AVAILABLE RECORDS
· · · · · · ·

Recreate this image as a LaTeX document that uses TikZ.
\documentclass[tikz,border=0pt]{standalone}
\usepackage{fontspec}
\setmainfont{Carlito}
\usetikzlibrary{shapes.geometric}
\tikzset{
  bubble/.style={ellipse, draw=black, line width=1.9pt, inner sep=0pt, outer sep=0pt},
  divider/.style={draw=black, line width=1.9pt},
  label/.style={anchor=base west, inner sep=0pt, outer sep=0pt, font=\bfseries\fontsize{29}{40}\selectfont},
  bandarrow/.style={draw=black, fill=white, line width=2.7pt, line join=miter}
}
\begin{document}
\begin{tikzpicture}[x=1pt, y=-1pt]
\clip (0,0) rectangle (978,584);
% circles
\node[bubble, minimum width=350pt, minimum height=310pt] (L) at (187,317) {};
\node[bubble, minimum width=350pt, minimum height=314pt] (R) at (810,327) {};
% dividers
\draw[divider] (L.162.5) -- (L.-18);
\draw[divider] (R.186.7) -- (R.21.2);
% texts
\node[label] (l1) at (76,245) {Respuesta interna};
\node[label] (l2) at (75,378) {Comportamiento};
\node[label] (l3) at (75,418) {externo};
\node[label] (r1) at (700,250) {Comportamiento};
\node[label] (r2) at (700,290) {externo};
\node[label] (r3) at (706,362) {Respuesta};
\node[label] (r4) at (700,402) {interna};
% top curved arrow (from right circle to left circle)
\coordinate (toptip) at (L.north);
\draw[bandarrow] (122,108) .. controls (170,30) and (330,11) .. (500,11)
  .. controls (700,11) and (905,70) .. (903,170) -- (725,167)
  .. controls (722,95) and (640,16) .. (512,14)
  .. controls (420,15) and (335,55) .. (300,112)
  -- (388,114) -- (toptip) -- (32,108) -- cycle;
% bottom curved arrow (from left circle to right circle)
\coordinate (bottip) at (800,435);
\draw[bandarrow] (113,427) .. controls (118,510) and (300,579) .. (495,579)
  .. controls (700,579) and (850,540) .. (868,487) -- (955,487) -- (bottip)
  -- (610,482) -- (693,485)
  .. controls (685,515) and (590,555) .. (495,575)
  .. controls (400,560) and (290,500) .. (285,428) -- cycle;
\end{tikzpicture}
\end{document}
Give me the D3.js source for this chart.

· · · · · · ·

YOUR INSTRUCTIONS
Retype the entries exactly, including every line.

OUTPUT
Recreate this image as a LaTeX document that uses TikZ.
\documentclass[tikz,border=0pt]{standalone}
\usepackage{fontspec}
\setmainfont{Carlito}
\usetikzlibrary{shapes.geometric}
\tikzset{
  bubble/.style={ellipse, draw=black, line width=1.9pt, inner sep=0pt, outer sep=0pt},
  divider/.style={draw=black, line width=1.9pt},
  label/.style={anchor=base west, inner sep=0pt, outer sep=0pt, font=\bfseries\fontsize{29}{40}\selectfont},
  bandarrow/.style={draw=black, fill=white, line width=2.7pt, line join=miter}
}
\begin{document}
\begin{tikzpicture}[x=1pt, y=-1pt]
\clip (0,0) rectangle (978,584);
% circles
\node[bubble, minimum width=350pt, minimum height=310pt] (L) at (187,317) {};
\node[bubble, minimum width=350pt, minimum height=314pt] (R) at (810,327) {};
% dividers
\draw[divider] (L.162.5) -- (L.-18);
\draw[divider] (R.186.7) -- (R.21.2);
% texts
\node[label] (l1) at (76,245) {Respuesta interna};
\node[label] (l2) at (75,378) {Comportamiento};
\node[label] (l3) at (75,418) {externo};
\node[label] (r1) at (700,250) {Comportamiento};
\node[label] (r2) at (700,290) {externo};
\node[label] (r3) at (706,362) {Respuesta};
\node[label] (r4) at (700,402) {interna};
% top curved arrow (from right circle to left circle)
\coordinate (toptip) at (L.north);
\draw[bandarrow] (122,108) .. controls (170,30) and (330,11) .. (500,11)
  .. controls (700,11) and (905,70) .. (903,170) -- (725,167)
  .. controls (722,95) and (640,16) .. (512,14)
  .. controls (420,15) and (335,55) .. (300,112)
  -- (388,114) -- (toptip) -- (32,108) -- cycle;
% bottom curved arrow (from left circle to right circle)
\coordinate (bottip) at (800,435);
\draw[bandarrow] (113,427) .. controls (118,510) and (300,579) .. (495,579)
  .. controls (700,579) and (850,540) .. (868,487) -- (955,487) -- (bottip)
  -- (610,482) -- (693,485)
  .. controls (685,515) and (590,555) .. (495,575)
  .. controls (400,560) and (290,500) .. (285,428) -- cycle;
\end{tikzpicture}
\end{document}
Give me the D3.js source for this chart.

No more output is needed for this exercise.